Why Live Theater Still Feels Dangerous
2 min read
adminRole
In an era where almost everything can be paused, rewound, or replayed, live theater resists the comfort of control. Once the house lights go down, there is no skipping ahead, no refreshing, no walking away without breaking the spell for everyone around you. The performance unfolds in real time, and anything can happen—a missed line, an improvised gesture, a laugh that lasts just a bit too long and changes the rhythm of a scene. That unpredictability is part of theater’s electricity. It reminds us that we are not observing from a safe distance; we are sharing a room, a moment, and a fragile agreement with both the performers and the audience around us.

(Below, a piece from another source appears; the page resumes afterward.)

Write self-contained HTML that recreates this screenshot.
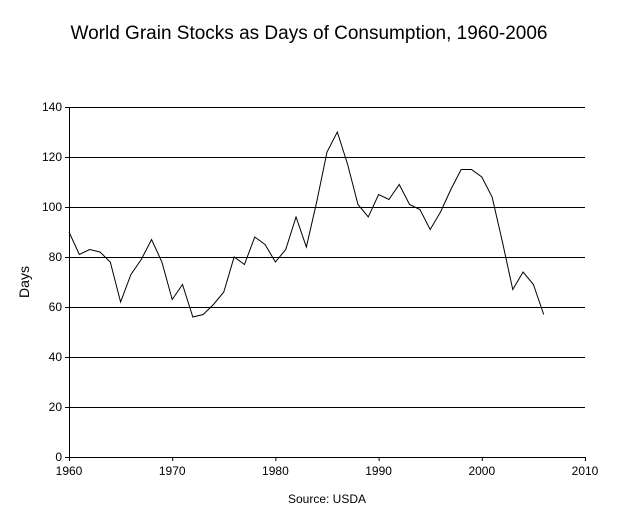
<!DOCTYPE html>
<html><head><meta charset="utf-8"><style>
body{margin:0;background:#fff;}
svg{display:block;font-family:"Liberation Sans",Arial,sans-serif;}
</style></head><body>
<svg id="chart" width="618" height="521">
<text x="309" y="39" text-anchor="middle" font-size="19">World Grain Stocks as Days of Consumption, 1960-2006</text>
<text transform="translate(29,282) rotate(-90)" text-anchor="middle" font-size="14">Days</text>
<text x="327" y="503" text-anchor="middle" font-size="12">Source: USDA</text>
<g id="grid"></g><g id="axes"></g><g id="series"></g>
</svg>
<script>
const years=[1960,1961,1962,1963,1964,1965,1966,1967,1968,1969,1970,1971,1972,1973,1974,1975,1976,1977,1978,1979,1980,1981,1982,1983,1984,1985,1986,1987,1988,1989,1990,1991,1992,1993,1994,1995,1996,1997,1998,1999,2000,2001,2002,2003,2004,2005,2006];
const days=[90,81,83,82,78,62,73,79,87,78,63,69,56,57,61,66,80,77,88,85,78,83,96,84,102,122,130,117,101,96,105,103,109,101,99,91,98,107,115,115,112,104,86,67,74,69,57];
const yTicks=[0,20,40,60,80,100,120,140];
const xTicks=[1960,1970,1980,1990,2000,2010];
const L=69,R=585,T=107,B=457;
const xs=v=>L+(v-1960)/50*(R-L);
const ys=v=>B-v/140*(B-T);
const NS="http://www.w3.org/2000/svg";
function mk(t,a,p){const e=document.createElementNS(NS,t);for(const k in a)e.setAttribute(k,a[k]);p.appendChild(e);return e;}
const g=document.getElementById('grid'),ax=document.getElementById('axes'),s=document.getElementById('series');
yTicks.forEach(v=>{
 if(v>0){const l=mk('line',{x1:L,x2:R,y1:ys(v)+0.5,y2:ys(v)+0.5,stroke:'#000','stroke-width':1},g);
 
 }
 const tk=mk('line',{x1:L-4,x2:L,y1:ys(v)+0.5,y2:ys(v)+0.5,stroke:'#000'},ax);
 
 
 const t=mk('text',{x:L-7,y:ys(v)+4,'text-anchor':'end','font-size':12},ax);t.textContent=v;
 
 
});
xTicks.forEach(v=>{
 const tk=mk('line',{x1:xs(v)+0.5,x2:xs(v)+0.5,y1:B,y2:B+4,stroke:'#000'},ax);
 
 
 const t=mk('text',{x:xs(v),y:B+18,'text-anchor':'middle','font-size':12},ax);t.textContent=v;
 
 
});
const ya=mk('line',{x1:L+0.5,x2:L+0.5,y1:T,y2:B,stroke:'#000'},ax);


const xa=mk('line',{x1:L,x2:R,y1:B+0.5,y2:B+0.5,stroke:'#000'},ax);


const pl=mk('polyline',{points:years.map((y,i)=>xs(y)+','+ys(days[i])).join(' '),fill:'none',stroke:'#000','stroke-width':1},s);


</script>
</body></html>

This shared risk makes theater uniquely suited for exploring difficult subjects. A monologue delivered ten feet away from us feels different than one experienced through a screen. We can see the actor’s breath, hear the crack in their voice, feel the tension ripple through the seats. Plays about injustice, grief, or desire don’t just inform us; they implicate us. We sense our own reactions in the silence before an applause, in the cough someone tries to stifle, in the way the crowd moves during intermission. Theater doesn’t scale easily and it doesn’t fit neatly into our highlight-reel culture, but that’s precisely its value. It offers something we rarely get online: the chance to be moved, confused, and transformed together, in the same space, at the same time.